Pat Robertson's Firestorm

I'm actually a big fan of Christian television, however programs that attempt to promote outrageous and irresponsible political notions rather than offer a gentle moral prodding in a direction that promotes a responsible and moral environment do unsettle me.

This week, the Rev. Pat Robertson gave Christian television a blackeye with his suggestion that the irresponsible leftist president of Venezuela should be "assassinated". Many in the Christian community including some pastors have condemned this as an unChristian viewpoint for Robertson to publicly promote on his 700 Club program. And the Bush Administration's State Department characterized any such attempt on a democratically elected head of state such asVenezuela President Hugo Chavez as being flatly illegal and contrary to U.S. law.

I don't agree with the politics of Pat Robertson, but he's basicly a likable fellow, with an interesting Christian program, the 700 Club, which does have many uplifting stories of faith. And Robertson even joined with politically liberal Hollywood and rock music figures recently in the "One" campaign. But the show does seem to take a bad editorial turn when Pat Robertson is the host, as blantantly far right politics such as the irresponsible call for the U.S. to assassinate Hugo Chavez are promoted. When others host the program, the content revolves more around prayer and uplifting little stories of faith. And even much of the "CBN News", seems to be not that bad of reporting. Certainly the stories are to the right of even Fox News, yet have interesting content.

I sort of like Pat Robertson. He's basically a kind man. But he has political views far from the political mainstream, even for the Republican Party. All during August he has called for prayer to change the Supreme Court. Yet only two of the current court members were appointed by a Democrat, in fact both by Bill Clinton, all the other seven members are registered Republicans who were appointed by Republican presidents. The problem is that even among these Supreme Court Republicans, Pat Robertson's politics are so far to the right, that nearly half of the Republicans on the Supreme Court seem like blazing liberals to Robertson. And calling on prayer or God to change the Supreme Court to the political liking of Pat Robertson seems like an irresponsible abuse of prayer to me.

And Monday, after creating the firestorm over his comments supporting the assassination of Hugo Chavez, Robertson claimed he stood by his comments on Tuesdays, but today, on Wednesday, Robertson confused the problems he created for himself by claiming the AP misquoted him, and attempted to blame the media for his problems. But later today retracted that statement with a sincere apology that he was wrong and that calling for the assassination a democratically elected foreign leader was also wrong.

There are so many good Christian programs on television, that avoid politics and instead promote faith or responsible values. Joel Osteen of the Lakewood Church in Houston, is nicknamed the "smiling preacher" because he never has a bad word about anyone, an no politics to promote either. Pastor Mark Findley of the Seven Day Adventist faith has the wonderful, It Is Wrtten program. Charles Stanlley, the former elected head of the Southern Baptist Convention has an excellent uplifting program. Robert Schuller has The Hour Of Power, with a wonderful uplifting Christian message quite similar to the works of Rev. Vincent Pealle. Pat Robertson could learn much from these moderate religious programs who never promote political assassination or radical right politics like Robertson has, and instead promote a responsible Christian conduct.

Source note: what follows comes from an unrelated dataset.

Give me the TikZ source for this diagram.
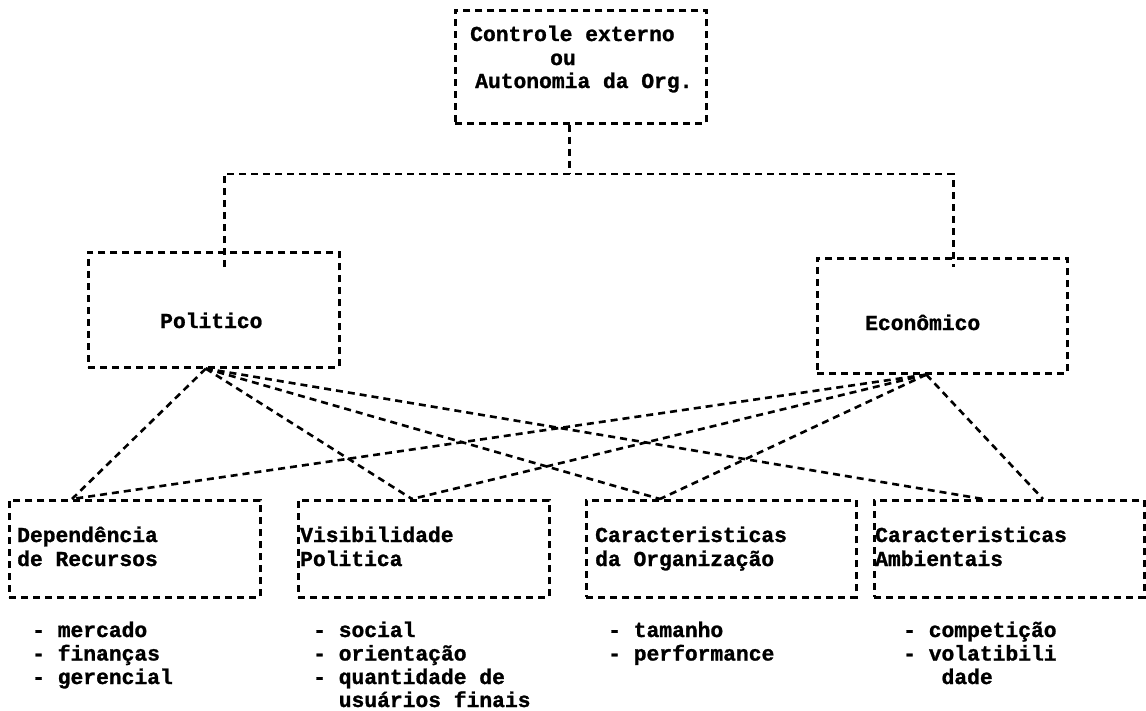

My Website does involve both politics and what I believe to be responsible Christian values such as to question untruths promoted by government, opposition to the serious sin of war which does not respect the standards of God, that all human life is sacred, and a temple of the Spirit of God, and economic justice for the poor and oppressed. Pat Robertson has a right to his political opinions, but also the responsibilty to be sure that these opinions have some basis in Biblical values. If any lesson for Mr. Robertson should be taken from the current controversy he created, it is to more carefully script and think about his opinions before expressing them. If an opinion doesn't seem to be proper, it should then not be aired to the one million viewers of the 700 Club program.